Many teams focus on backup and restoration while underweighting identity revocation and segmentation. If attackers can keep a valid credential, token, or management path, they can return after recovery. Readiness means being able to isolate the system, revoke access, and prevent lateral movement as part of the same response.

Why This Matters for Security Teams

Ransomware readiness in hybrid environments is often misunderstood as a storage problem, when it is really an identity, access, and containment problem. If cloud consoles, domain credentials, service accounts, VPNs, and automation tokens remain usable during recovery, attackers can re-enter faster than teams can restore. NHI Mgmt Group research shows that 80% of identity breaches involved compromised non-human identities such as service accounts and API keys, which is why backup success alone does not equal operational resilience.

Hybrid environments amplify the failure mode because control planes are split across on-premises, cloud, SaaS, and CI/CD systems. Guidance from the ENISA Threat Landscape consistently shows that attackers use credential theft, privilege escalation, and lateral movement as part of the same intrusion chain. The practical lesson is that recovery plans must assume the attacker already understands the environment and will target the management path, not just the data path. In practice, many security teams discover this only after clean backups are restored into an environment that is still trusted by the attacker.

How It Works in Practice

Effective readiness starts with building a containment sequence that can be executed as quickly as restore. That means revoking access, disabling exposed accounts, rotating secrets, isolating segments, and validating that management channels are no longer trusted. For hybrid estates, this includes privileged directory accounts, cloud IAM roles, API keys, vault tokens, remote admin tools, and CI/CD credentials. The Ultimate Guide to Non-Human Identities notes that only 20% of organisations have formal processes for offboarding and revoking API keys, and even fewer have procedures for rotating them, which explains why many recovery efforts leave a live foothold behind.

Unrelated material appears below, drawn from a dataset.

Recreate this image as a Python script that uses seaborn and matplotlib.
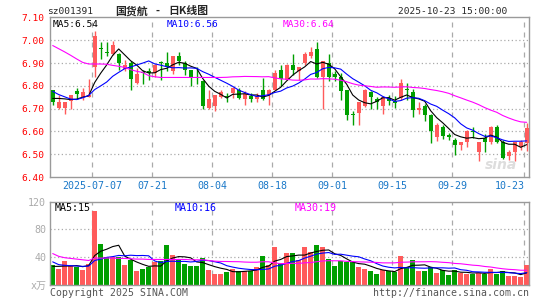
import numpy as np
import pandas as pd
import seaborn as sns
import matplotlib
matplotlib.use("Agg")
import matplotlib.pyplot as plt

# ---- data ----
opens = [6.78, 6.703, 6.703, 6.732, 6.776, 6.751, 6.751, 6.884, 6.965, 6.948,
         6.940, 6.940, 6.873, 6.90, 6.813, 6.86, 6.864, 6.857, 6.905, 6.90,
         6.864, 6.931, 6.90, 6.871, 6.84, 6.82, 6.703, 6.713, 6.751, 6.757,
         6.767, 6.78, 6.744, 6.757, 6.744, 6.783, 6.761, 6.783, 6.871, 6.827,
         6.893, 6.867, 6.90, 6.933, 6.962, 6.839, 6.90, 6.852, 6.837, 6.78,
         6.676, 6.681, 6.713, 6.772, 6.742, 6.713, 6.747, 6.735, 6.747, 6.785,
         6.772, 6.693, 6.71, 6.671, 6.578, 6.618, 6.585, 6.561, 6.542, 6.556,
         6.60, 6.51, 6.571, 6.556, 6.619, 6.553, 6.493, 6.51, 6.53, 6.549]
closes = [6.73, 6.729, 6.729, 6.758, 6.764, 6.772, 6.761, 7.02, 6.962, 6.945,
          6.981, 6.902, 6.89, 6.832, 6.852, 6.855, 6.855, 6.893, 6.902, 6.881,
          6.931, 6.911, 6.871, 6.838, 6.833, 6.71, 6.742, 6.758, 6.772, 6.753,
          6.79, 6.747, 6.766, 6.744, 6.754, 6.744, 6.783, 6.857, 6.832, 6.893,
          6.871, 6.881, 6.94, 6.949, 6.839, 6.908, 6.839, 6.839, 6.776, 6.674,
          6.672, 6.729, 6.78, 6.751, 6.729, 6.75, 6.732, 6.725, 6.813, 6.781,
          6.693, 6.703, 6.674, 6.603, 6.63, 6.581, 6.578, 6.542, 6.552, 6.60,
          6.596, 6.552, 6.553, 6.619, 6.556, 6.483, 6.51, 6.552, 6.552, 6.615]
highs = [6.78, 6.76, 6.729, 6.76, 6.79, 6.79, 6.83, 7.04, 6.991, 6.991,
         6.996, 6.945, 6.915, 6.91, 6.878, 6.87, 6.878, 6.896, 6.911, 6.949,
         6.931, 6.949, 6.908, 6.871, 6.881, 6.825, 6.783, 6.76, 6.78, 6.768,
         6.794, 6.79, 6.776, 6.768, 6.768, 6.835, 6.785, 6.868, 6.893, 6.896,
         6.94, 6.882, 6.949, 6.971, 6.993, 6.91, 6.94, 6.867, 6.857, 6.78,
         6.688, 6.73, 6.786, 6.776, 6.751, 6.752, 6.761, 6.754, 6.83, 6.813,
         6.786, 6.729, 6.72, 6.675, 6.637, 6.63, 6.593, 6.571, 6.556, 6.605,
         6.618, 6.553, 6.589, 6.622, 6.63, 6.564, 6.52, 6.556, 6.564, 6.637]
lows = [6.715, 6.70, 6.676, 6.70, 6.744, 6.74, 6.75, 6.84, 6.918, 6.933,
        6.937, 6.87, 6.865, 6.78, 6.808, 6.81, 6.827, 6.838, 6.827, 6.867,
        6.852, 6.893, 6.849, 6.798, 6.81, 6.70, 6.70, 6.688, 6.747, 6.729,
        6.747, 6.744, 6.715, 6.729, 6.729, 6.739, 6.717, 6.78, 6.80, 6.825,
        6.849, 6.824, 6.893, 6.922, 6.835, 6.70, 6.82, 6.82, 6.739, 6.652,
        6.63, 6.63, 6.707, 6.70, 6.70, 6.676, 6.717, 6.703, 6.74, 6.739,
        6.662, 6.676, 6.647, 6.549, 6.56, 6.567, 6.564, 6.498, 6.52, 6.534,
        6.571, 6.47, 6.512, 6.545, 6.549, 6.48, 6.476, 6.471, 6.52, 6.515]
volumes = [29, 22.2, 34.6, 27.5, 25, 20.8, 30.3, 107, 58.7, 39.8,
           39.8, 39.8, 29, 36, 19.4, 22.7, 25.6, 32.2, 34.6, 57.3,
           43.1, 36, 30.3, 27.5, 27.5, 38.8, 20.8, 16.1, 16.1, 18.9,
           22.7, 19.4, 19.4, 19.4, 25.6, 41.7, 29, 54.9, 31.3, 46.4,
           46.4, 35, 54.9, 46.6, 57.3, 54.9, 37.4, 27.5, 34.6, 32.2,
           32.2, 26, 23.2, 20.4, 16.1, 20.8, 19.4, 18, 41.7, 25,
           36, 20.4, 20.4, 25, 17, 20.8, 14.7, 20.8, 17, 16.1,
           15.6, 17, 16.1, 23.2, 16.1, 20.4, 12.3, 13.2, 10.9, 29]

# moving average values at the start of the window (history lies before the chart)
ma5_head = [6.745, 6.745, 6.743, 6.740]
ma10_head = [6.776, 6.762, 6.752, 6.742, 6.740, 6.748, 6.758, 6.784, 6.80]
ma30_head = [6.977, 6.963, 6.949, 6.934, 6.918, 6.903, 6.896, 6.896, 6.896, 6.895,
             6.89, 6.886, 6.881, 6.871, 6.864, 6.859, 6.845, 6.840, 6.837, 6.837,
             6.837, 6.837, 6.837, 6.837, 6.837, 6.837, 6.837, 6.837, 6.837]
vma5_head = [26.5, 26.5, 27, 27]
vma10_head = [33, 29, 28, 27.5, 27, 26.5, 27, 35, 37]
vma30_head = [45, 41, 39, 38, 37, 36, 35, 38.5, 38.5, 38.5,
              38.5, 38, 38, 37.5, 37, 37, 36.5, 36.5, 36.5, 36.5,
              36.5, 36.5, 36.5, 36, 36, 36, 35, 34, 33.6]

date_idx = [7, 17, 27, 37, 47, 57, 67, 79]
date_labels = ["2025-07-07", "07-21", "08-04", "08-18", "09-01", "09-15", "09-29", "10-23"]
price_ticks = [6.40, 6.50, 6.60, 6.70, 6.80, 6.90, 7.00, 7.10]
vol_ticks = [0, 40, 80, 120]
vol_tick_labels = ["x万", "40", "80", "120"]
vol_ma_labels = ["MA5:15", "MA10:16", "MA30:19"]

RED = "#ff5b5b"
GREEN = "#009f00"
GRID = "#aaaaaa"
FRAME = "#9a9a9a"
CJK = ["Noto Sans CJK SC", "DejaVu Sans"]


def moving(vals, n, head):
    s = pd.Series(vals, dtype=float).rolling(n).mean()
    s.iloc[:len(head)] = head
    return s


df = pd.DataFrame({"i": np.arange(len(closes)), "open": opens, "close": closes,
                   "high": highs, "low": lows, "vol": volumes})
df["up"] = np.where(df.close >= df.open, "up", "down")
df["ma5"] = moving(closes, 5, ma5_head)
df["ma10"] = moving(closes, 10, ma10_head)
df["ma30"] = moving(closes, 30, ma30_head)
df["vma5"] = moving(volumes, 5, vma5_head)
df["vma10"] = moving(volumes, 10, vma10_head)
df["vma30"] = moving(volumes, 30, vma30_head)

sns.set_style("white")
plt.rcParams["font.family"] = ["DejaVu Sans Mono", "Noto Sans CJK SC"]

fig = plt.figure(figsize=(5.45, 3.0), dpi=100)
ax = fig.add_axes([0.0923, 0.4097, 0.8783, 0.532])
axv = fig.add_axes([0.0923, 0.051, 0.8783, 0.2767])

xlim = (-0.4, 79.38)
for a in (ax, axv):
    a.set_xlim(xlim)
    for s in a.spines.values():
        s.set_color(FRAME)
        s.set_linewidth(1.0)
    a.set_xticks([])
    for d in date_idx:
        a.axvline(d - 0.4, color=GRID, lw=0.9, ls=(0, (4, 4)), zorder=0)

# ---- price panel ----
ax.set_ylim(6.40, 7.10)
for p in price_ticks[1:-1]:
    ax.axhline(p, color=GRID, lw=0.9, ls=(0, (1, 2)), zorder=0)

colors = np.where(df.up == "up", RED, GREEN)
ax.vlines(df.i, df.low, df.high, colors=colors, lw=1.0, zorder=2)
body = np.maximum((df.close - df.open).abs(), 0.003)
ax.bar(df.i, body, bottom=np.minimum(df.open, df.close), width=0.7,
       color=colors, linewidth=0, zorder=3)

sns.lineplot(data=df, x="i", y="ma5", color="black", lw=0.8, ax=ax, zorder=4)
sns.lineplot(data=df, x="i", y="ma10", color="#0000ff", lw=0.8, ax=ax, zorder=4)
sns.lineplot(data=df, x="i", y="ma30", color="#ff00ff", lw=0.8, ax=ax, zorder=4)

ax.set_yticks(price_ticks)
ax.set_yticklabels([f"{p:.2f}" for p in price_ticks])
ax.tick_params(axis="y", length=0, pad=4, labelsize=6.8, labelcolor="#ff0000")
ax.set_xlabel("")
ax.set_ylabel("")

ax.text(0.005, 0.985, f"MA5:{df.ma5.iloc[-1]:.2f}", transform=ax.transAxes,
        fontsize=6.8, color="black", va="top", ha="left")
ax.text(0.244, 0.985, f"MA10:{df.ma10.iloc[-1]:.2f}", transform=ax.transAxes,
        fontsize=6.8, color="#0000ff", va="top", ha="left")
ax.text(0.485, 0.985, f"MA30:{df.ma30.iloc[-1]:.2f}", transform=ax.transAxes,
        fontsize=6.8, color="#ff00ff", va="top", ha="left")
ax.text(0.975, 0.03, "sina", transform=ax.transAxes, fontsize=10, color="#dddddd",
        fontweight="bold", style="italic", family="DejaVu Sans", ha="right", va="bottom")

# ---- volume panel ----
axv.set_ylim(0, 120)
for v in vol_ticks[1:-1]:
    axv.axhline(v, color=GRID, lw=0.9, ls=(0, (1, 2)), zorder=0)
sns.barplot(data=df, x="i", y="vol", hue="up", palette={"up": RED, "down": GREEN},
            native_scale=True, width=0.8, linewidth=0, saturation=1,
            legend=False, ax=axv, zorder=2)
sns.lineplot(data=df, x="i", y="vma5", color="black", lw=0.8, ax=axv, zorder=4)
sns.lineplot(data=df, x="i", y="vma10", color="#0000ff", lw=0.8, ax=axv, zorder=4)
sns.lineplot(data=df, x="i", y="vma30", color="#ff00ff", lw=0.8, ax=axv, zorder=4)
axv.set_xlim(xlim)
axv.set_xticks([])
axv.set_yticks(vol_ticks)
axv.set_yticklabels(vol_tick_labels)
axv.tick_params(axis="y", length=0, pad=3, labelsize=7.2, labelcolor="#aaaaaa")
axv.set_xlabel("")
axv.set_ylabel("")
for x0, lab, c in zip([0.010, 0.260, 0.510], vol_ma_labels, ["black", "#0000ff", "#ff00ff"]):
    axv.text(x0, 0.985, lab, transform=axv.transAxes, fontsize=7.2, color=c,
             va="top", ha="left")

# ---- date labels between panels ----
for k, (d, lab) in enumerate(zip(date_idx, date_labels)):
    xf = 0.0923 + 0.8783 * (d - 0.4 - xlim[0]) / (xlim[1] - xlim[0])
    last = k == len(date_idx) - 1
    fig.text(xf, 1 - 186 / 300, lab, fontsize=7.2, color="#1a78c8",
             ha="right" if last else "center", va="center")

# ---- header and footer ----
fig.text(47 / 545, 1 - 12 / 300, "sz001391", fontsize=6.8, ha="left", va="center")
fig.text(115 / 545, 1 - 11 / 300, "国货航", fontsize=7.8, fontweight="bold",
         ha="left", va="center", family=CJK)
fig.text(157 / 545, 1 - 11 / 300, "-", fontsize=7.8, fontweight="bold",
         ha="center", va="center", family=CJK)
fig.text(168 / 545, 1 - 11 / 300, "日K线图", fontsize=7.8, fontweight="bold",
         ha="left", va="center", family=CJK)
fig.text(507 / 545, 1 - 12 / 300, "2025-10-23 15:00:00", fontsize=6.8, ha="right", va="center")
fig.text(50 / 545, 1 - 293 / 300, "Copyright 2025 SINA.COM", fontsize=7.1, color="#555555",
         ha="left", va="center")
fig.text(529 / 545, 1 - 293 / 300, "http://finance.sina.com.cn", fontsize=7.1, color="#555555",
         ha="right", va="center")

fig.savefig("out.png", dpi=100, facecolor="white")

Practically, teams should define ransomware playbooks around identity states and segmentation boundaries:

  • Identify which credentials can disable access to core management planes without blocking recovery tooling.
  • Maintain separate break-glass accounts with tightly controlled use and monitored activation.
  • Pre-stage network and cloud isolation steps so a segment can be severed without waiting for ad hoc approvals.
  • Rebuild from known-good infrastructure while assuming secrets, tokens, and privileged sessions are compromised.
  • Verify that restored systems do not automatically reconnect to the same trusted pathways.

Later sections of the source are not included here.